I know Lance Armstrong may seem a bit off topic, but bear with me, this is actually a post about propaganda.
There is a dead serious comment (UK speak for op ed) at the Guardian about what a sap Lance Armstrong was for ‘fessing up to using performance-enhancing drugs while competing in the Tour de France. Key sections of the article:
Lance Armstrong’s doping admission to Oprah was a public relations nightmare in the making. While we can all agree that Lance would have been better-off not cheating at all (or at least confessing sooner), it’s fairly clear that once he cheated and lied, he probably should have kept lying if he wanted to maintain his public standing.

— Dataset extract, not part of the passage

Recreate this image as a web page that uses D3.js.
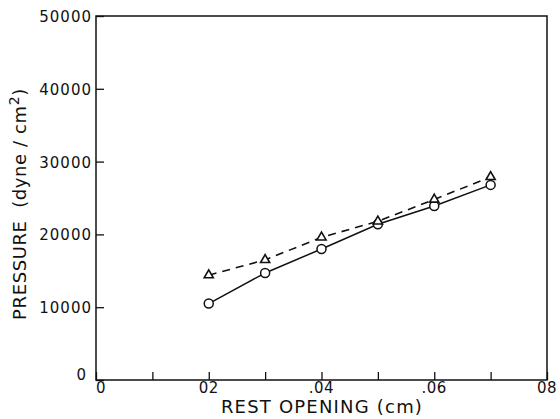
<!DOCTYPE html>
<html>
<head>
<meta charset="utf-8">
<script src="https://cdn.jsdelivr.net/npm/d3@7"></script>
<style>
  body { margin: 0; background: #fff; }
  text { font-family: 'DejaVu Sans', sans-serif; fill: #111; }
</style>
</head>
<body>
<div id="vis"></div>
<script>
// data
const openings = [0.02, 0.03, 0.04, 0.05, 0.06, 0.07];
const circlePressure = [10500, 14700, 18000, 21400, 23900, 26800];
const trianglePressure = [14400, 16500, 19600, 21800, 24800, 27900];
const xTicks = [0, 0.01, 0.02, 0.03, 0.04, 0.05, 0.06, 0.07, 0.08];
const xTickLabels = { 0: '0', 0.02: '02', 0.04: '.04', 0.06: '.06', 0.08: '08' };
const yTicks = [0, 10000, 20000, 30000, 40000, 50000];

let margin = { top: 16, left: 96, right: 13, bottom: 39 },
  width = 560 - margin.left - margin.right,
  height = 419 - margin.top - margin.bottom;

let svg = d3
  .select('#vis')
  .append('svg')
  .attr('width', 560)
  .attr('height', 419);

const chart = svg
  .append('g')
  .attr('transform', `translate(${margin.left}, ${margin.top})`);

const xScale = d3.scaleLinear().domain([0, 0.08]).range([0, width]);
const yScale = d3.scaleLinear().domain([0, 50000]).range([height, 0]);

// frame
chart
  .append('rect')
  .attr('width', width)
  .attr('height', height)
  .attr('fill', 'none')
  .attr('stroke', '#111')
  .attr('stroke-width', 1.5);

// inside ticks
const xAxis = chart
  .append('g')
  .attr('transform', `translate(0, ${height})`)
  .call(d3.axisBottom(xScale).tickValues(xTicks).tickSize(-8).tickFormat(''));
xAxis.select('.domain').remove();
xAxis.selectAll('line').attr('stroke', '#111').attr('stroke-width', 1.3);

const yAxis = chart
  .append('g')
  .call(d3.axisLeft(yScale).tickValues(yTicks).tickSize(-8).tickFormat(''));
yAxis.select('.domain').remove();
yAxis.selectAll('line').attr('stroke', '#111').attr('stroke-width', 1.3);

// tick labels
chart
  .selectAll('.xlab')
  .data(xTicks.filter((t) => xTickLabels[t] !== undefined))
  .enter()
  .append('text')
  .attr('x', (t) => xScale(t))
  .attr('y', height + 13)
  .attr('text-anchor', (t) => (t === 0 ? 'start' : 'middle'))
  .style('font-size', '15px')
  .style('letter-spacing', '0.5px')
  .text((t) => xTickLabels[t]);

chart
  .selectAll('.ylab')
  .data(yTicks)
  .enter()
  .append('text')
  .attr('x', (t) => (t === 0 ? -9 : -4))
  .attr('y', (t) => (t === 0 ? yScale(t) : yScale(t) + 6))
  .attr('text-anchor', 'end')
  .style('font-size', '15px')
  .style('letter-spacing', '1px')
  .text((t) => t);

// lines
const line = d3
  .line()
  .x((d) => xScale(d[0]))
  .y((d) => yScale(d[1]));

const circleData = openings.map((o, i) => [o, circlePressure[i]]);
const triData = openings.map((o, i) => [o, trianglePressure[i]]);

chart
  .append('path')
  .datum(triData)
  .attr('d', line)
  .attr('fill', 'none')
  .attr('stroke', '#111')
  .attr('stroke-width', 1.6)
  .attr('stroke-dasharray', '8,6');

chart
  .append('path')
  .datum(circleData)
  .attr('d', line)
  .attr('fill', 'none')
  .attr('stroke', '#111')
  .attr('stroke-width', 1.5);

chart
  .selectAll('.circ')
  .data(circleData)
  .enter()
  .append('circle')
  .attr('cx', (d) => xScale(d[0]))
  .attr('cy', (d) => yScale(d[1]))
  .attr('r', 4.5)
  .attr('fill', '#fff')
  .attr('stroke', '#111')
  .attr('stroke-width', 1.5);

chart
  .selectAll('.tri')
  .data(triData)
  .enter()
  .append('path')
  .attr('transform', (d) => `translate(${xScale(d[0])}, ${yScale(d[1])})`)
  .attr('d', d3.symbol(d3.symbolTriangle, 36))
  .attr('fill', '#fff')
  .attr('stroke', '#111')
  .attr('stroke-width', 1.6);

// axis titles
svg
  .append('text')
  .attr('x', 322)
  .attr('y', 413)
  .attr('text-anchor', 'middle')
  .style('font-size', '18px')
  .style('letter-spacing', '1.2px')
  .text('REST OPENING (cm)');

const ytitle = svg
  .append('text')
  .attr('transform', `translate(26, 204) rotate(-90)`)
  .attr('text-anchor', 'middle')
  .style('font-size', '18px')
  .style('letter-spacing', '0.6px');
ytitle.append('tspan').text('PRESSURE\u00a0 (dyne / cm');
ytitle.append('tspan').attr('dy', -7).style('font-size', '14px').text('2');
ytitle.append('tspan').attr('dy', 7).text(')');
</script>
</body>
</html>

Yes, Lance’s favorability took a hit with the American public in the past year, but – even after the Usada report revelations in October 2012 – this drop in public approval was stabilizing prior to Oprah. His net favorable rating (+favorable minus –unfavorable) dropped 75pt, as doping rumors became louder and louder, from +76pt, in 2005, to +1pt, in October 2012.

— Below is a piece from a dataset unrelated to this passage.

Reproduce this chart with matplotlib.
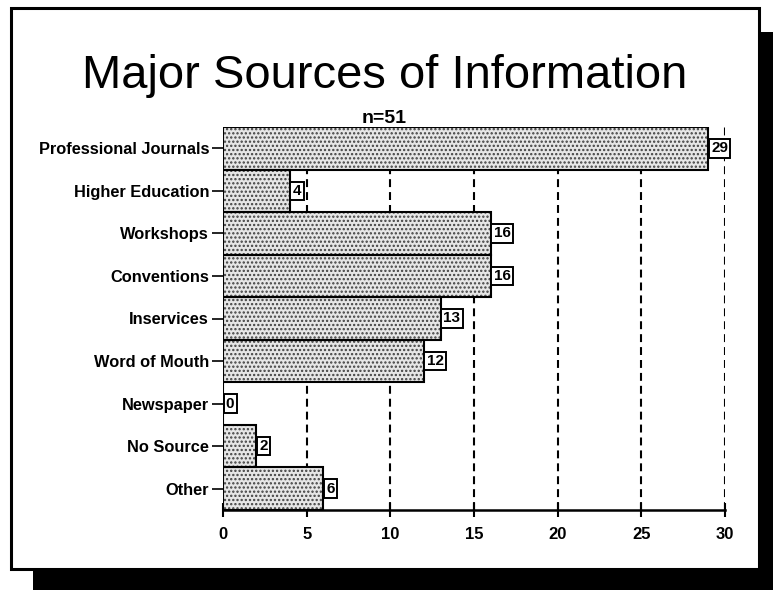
import matplotlib
matplotlib.use("Agg")
import matplotlib.pyplot as plt
from matplotlib.patches import Rectangle
from matplotlib import font_manager

categories = ["Professional Journals", "Higher Education", "Workshops", "Conventions",
              "Inservices", "Word of Mouth", "Newspaper", "No Source", "Other"]
values = [29, 4, 16, 16, 13, 12, 0, 2, 6]
xticks = [0, 5, 10, 15, 20, 25, 30]
title = "Major Sources of Information"
subtitle = "n=51"

plt.rcParams['font.family'] = ['Liberation Sans', 'DejaVu Sans']
plt.rcParams['hatch.linewidth'] = 1.1
W, H = 773, 590
fig = plt.figure(figsize=(W / 100, H / 100), dpi=100)
fig.patch.set_facecolor("white")

def fx(px):
    return px / W

def fy(py):
    return 1 - py / H

# shadow and frame
fig.patches.append(Rectangle((fx(33), fy(590)), fx(773) - fx(33), fy(569) - fy(590),
                             transform=fig.transFigure, facecolor="black", edgecolor="none", zorder=0))
fig.patches.append(Rectangle((fx(759), fy(590)), fx(773) - fx(759), fy(32) - fy(590),
                             transform=fig.transFigure, facecolor="black", edgecolor="none", zorder=0))
fig.patches.append(Rectangle((fx(11), fy(569)), fx(759) - fx(11), fy(8) - fy(569),
                             transform=fig.transFigure, facecolor="white", edgecolor="black",
                             linewidth=2.2, zorder=1))

ax = fig.add_axes([fx(223), fy(510), fx(725) - fx(223), fy(127) - fy(510)])
ax.set_zorder(2)
ax.patch.set_alpha(0)

y = list(range(len(categories)))
ax.barh(y, values, height=1.0, color="#e6e6e6", edgecolor="#404040", hatch="....",
        linewidth=0, zorder=2)
ax.barh(y, values, height=1.0, color="none", edgecolor="black", linewidth=1.5, zorder=3)

ax.set_xlim(0, 30)
ax.set_ylim(len(categories) - 0.5, -0.5)
ax.set_xticks(xticks)
ax.set_xticklabels([str(t) for t in xticks], fontsize=12, fontweight="bold")
ax.set_yticks(y)
ax.set_yticklabels(categories, fontsize=11.8, fontweight="bold")
ax.tick_params(axis="y", length=8, width=1.2, pad=2)
ax.tick_params(axis="x", length=10, width=1.5, direction="inout", pad=7)

for t in xticks[1:]:
    ax.axvline(t, color="black", linestyle=(0, (3.8, 2.4)), linewidth=1.5, zorder=1)

for s in ["top", "right", "left"]:
    ax.spines[s].set_visible(False)
ax.spines["bottom"].set_linewidth(1.8)
ax.spines["bottom"].set_zorder(4)

for yi, v in zip(y, values):
    ax.text(v + 0.17, yi, str(v), ha="left", va="center", fontsize=11, fontweight="bold",
            zorder=5,
            bbox=dict(boxstyle="square,pad=0.15", facecolor="white", edgecolor="black",
                      linewidth=1.4))

# title: prefer a narrow Helvetica-like face, fit to the reference width
title_family = ['Liberation Sans', 'DejaVu Sans']
try:
    font_manager.findfont(font_manager.FontProperties(family='Liberation Sans Narrow'),
                          fallback_to_default=False)
    title_family = ['Liberation Sans Narrow', 'Liberation Sans', 'DejaVu Sans']
except Exception:
    pass

t = fig.text(fx(385), fy(88), title, ha="center", va="baseline", fontsize=36,
             family=title_family)
fig.canvas.draw()
r = fig.canvas.get_renderer()
wpx = t.get_window_extent(renderer=r).width
t.set_fontsize(36 * 606 / wpx)

fig.text(fx(384), fy(123), subtitle, ha="center", va="baseline", fontsize=14, fontweight="bold")

fig.savefig("out.png", dpi=100)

Yet, by early January 2013, only 37% of American sports fans believed he should not get credit for his career accomplishments – including his seven Tour de France victories (sic). This compares with October 2012, when 49% thought Armstrong should give his medals back…

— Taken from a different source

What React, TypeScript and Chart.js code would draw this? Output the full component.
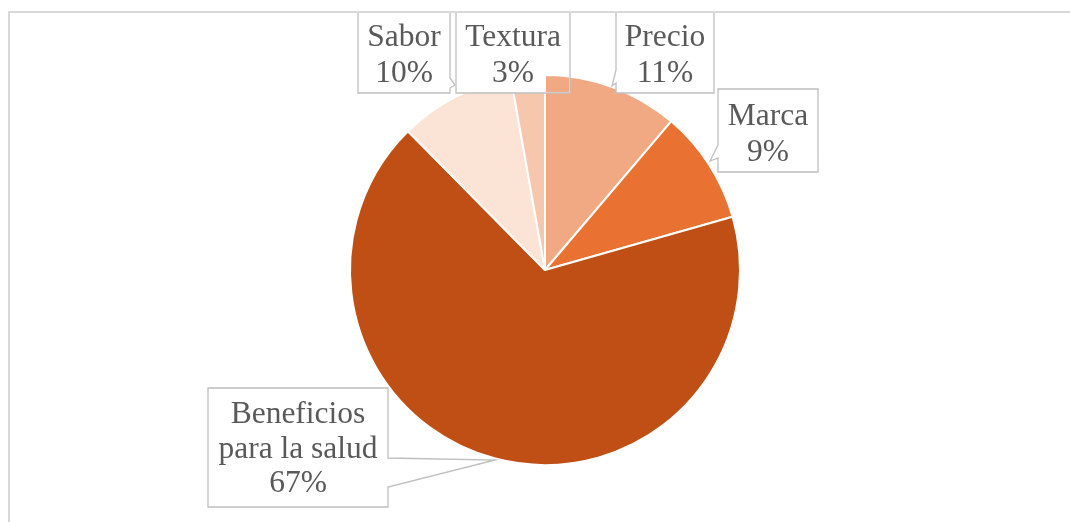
import React, { useEffect, useRef } from 'react';
import { Chart, registerables } from 'chart.js';

Chart.register(...registerables);

// ---- data ----
const categories = ['Precio', 'Marca', 'Beneficios para la salud', 'Sabor', 'Textura'];
const values = [11.2, 9.4, 67.0, 9.6, 2.8];
const total = values.reduce((s, v) => s + v, 0);
const percentLabels = values.map((v) => `${Math.round((v / total) * 100)}%`);
const sliceColors = ['#F1A983', '#E97132', '#C04F15', '#FBE3D6', '#F6C6AD'];

// ---- callout layout (pixel positions of label boxes) ----
type Tail = { side: 'left' | 'right'; a: number; b: number; tip: [number, number] } | null;
const calloutLayout: { box: [number, number, number, number]; tail: Tail; baseline: number; lh: number }[] = [
  { box: [616, 12, 714, 93], tail: { side: 'left', a: 70, b: 83, tip: [612, 86] }, baseline: 46, lh: 36 },
  { box: [718, 89, 818, 172], tail: { side: 'left', a: 145, b: 158, tip: [710, 161] }, baseline: 125, lh: 36 },
  { box: [208, 388, 388, 507], tail: { side: 'right', a: 458, b: 487, tip: [495, 460] }, baseline: 423, lh: 34.5 },
  { box: [358, 12, 450, 93], tail: { side: 'right', a: 78, b: 88, tip: [455, 85] }, baseline: 46, lh: 36 },
  { box: [456, 12, 570, 93], tail: null, baseline: 46, lh: 36 },
];

const FONT = '31.5px "Liberation Serif", "Times New Roman", serif';

function wrap(ctx: CanvasRenderingContext2D, text: string, maxW: number): string[] {
  const words = text.split(' ');
  const lines: string[] = [];
  let cur = '';
  for (const w of words) {
    const test = cur ? cur + ' ' + w : w;
    if (cur && ctx.measureText(test).width > maxW) {
      lines.push(cur);
      cur = w;
    } else cur = test;
  }
  if (cur) lines.push(cur);
  return lines;
}

const calloutPlugin = {
  id: 'callouts',
  afterDatasetsDraw(chart: any) {
    const ctx: CanvasRenderingContext2D = chart.ctx;
    const meta = chart.getDatasetMeta(0);
    ctx.save();
    ctx.font = FONT;
    // boxes
    calloutLayout.forEach((L) => {
      const [x0, y0, x1, y1] = L.box;
      const t = L.tail;
      ctx.beginPath();
      ctx.moveTo(x0, y0);
      ctx.lineTo(x1, y0);
      if (t && t.side === 'right') {
        ctx.lineTo(x1, t.a);
        ctx.lineTo(t.tip[0], t.tip[1]);
        ctx.lineTo(x1, t.b);
      }
      ctx.lineTo(x1, y1);
      ctx.lineTo(x0, y1);
      if (t && t.side === 'left') {
        ctx.lineTo(x0, t.b);
        ctx.lineTo(t.tip[0], t.tip[1]);
        ctx.lineTo(x0, t.a);
      }
      ctx.closePath();
      ctx.fillStyle = '#FFFFFF';
      ctx.fill();
      ctx.strokeStyle = '#BFBFBF';
      ctx.lineWidth = 1.3;
      ctx.stroke();
    });
    // Precio slice shows over the Textura box
    const tb = calloutLayout[4].box;
    ctx.save();
    ctx.beginPath();
    ctx.rect(tb[0] + 1, tb[1], tb[2] - tb[0] - 2, tb[3] - tb[1] - 1);
    ctx.clip();
    meta.data[0].draw(ctx);
    ctx.restore();
    // texts
    ctx.fillStyle = '#595959';
    ctx.textAlign = 'center';
    ctx.textBaseline = 'alphabetic';
    calloutLayout.forEach((L, i) => {
      const [x0, , x1] = L.box;
      const lines = [...wrap(ctx, categories[i], 170), percentLabels[i]];
      const cx = (x0 + x1) / 2;
      lines.forEach((ln, k) => ctx.fillText(ln, cx, L.baseline + k * L.lh));
    });
    // outer chart border (clipped at right/bottom)
    ctx.fillStyle = '#D9D9D9';
    ctx.fillRect(8, 11, 1062, 2);
    ctx.fillRect(8, 11, 2, 511);
    ctx.restore();
  },
};

export default function App() {
  const ref = useRef<HTMLCanvasElement>(null);
  useEffect(() => {
    if (!ref.current) return;
    const chart = new Chart(ref.current, {
      type: 'pie',
      data: {
        labels: categories,
        datasets: [
          {
            data: values,
            backgroundColor: sliceColors,
            borderColor: '#FFFFFF',
            borderWidth: 2,
          },
        ],
      },
      options: {
        responsive: false,
        animation: false,
        layout: { padding: { left: 349, top: 74, right: 329, bottom: 56 } },
        plugins: {
          legend: { display: false },
          tooltip: { enabled: false },
        },
      },
      plugins: [calloutPlugin],
    });
    return () => chart.destroy();
  }, []);
  return (
    <div style={{ position: 'fixed', left: 0, top: 0, width: 1070, height: 522, background: '#fff' }}>
      <canvas ref={ref} width={1070} height={522} style={{ display: 'block' }} />
    </div>
  );
}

Whatever Armstrong’s strategic goal – to return to competition or just to begin a process of rehabilitation that makes him less toxic as a public figure – the trade-off would only be worth it if Armstrong’s favorability could recover. But this stain on his favorability is likely permanent: 63% of Americans say it’s unlikely Armstrong will be able to restore his reputation.
The decline in popularity is undeniable. It may be permanent, but humans are notably poor at predicting future emotional states accurately.
But the more important thing about this article is the lack of reflection on this phenomenon. This is a manifestation of halo effect, which is where people tend to see people as all good or all bad based on the attributes they notice. That’s why pretty people are assumed to be smarter than not-pretty people (trust me, lots of studies on this). Now that Armstrong admitted he did something bad, he’s all bad. No credit for being willing to confess and endure the consequences, no credit for the good his foundation has done.
And of course, the Armstrong reaction explains completely why we have CEOs tell egregious lie after egregious lie and they get away with it. I’m waiting to see some fixture at a right wing think tank argue that SEC disclosure is a bad thing because the fact that executives are supposed to (according to all good free markets types) care only about maximizing shareholder value and lying more would help boost stock prices. If telling a big lie is better than being truthful, then telling big lies all the time should be seen as being desirable. And we seem to be well along that path even before we have articles extolling that strategy.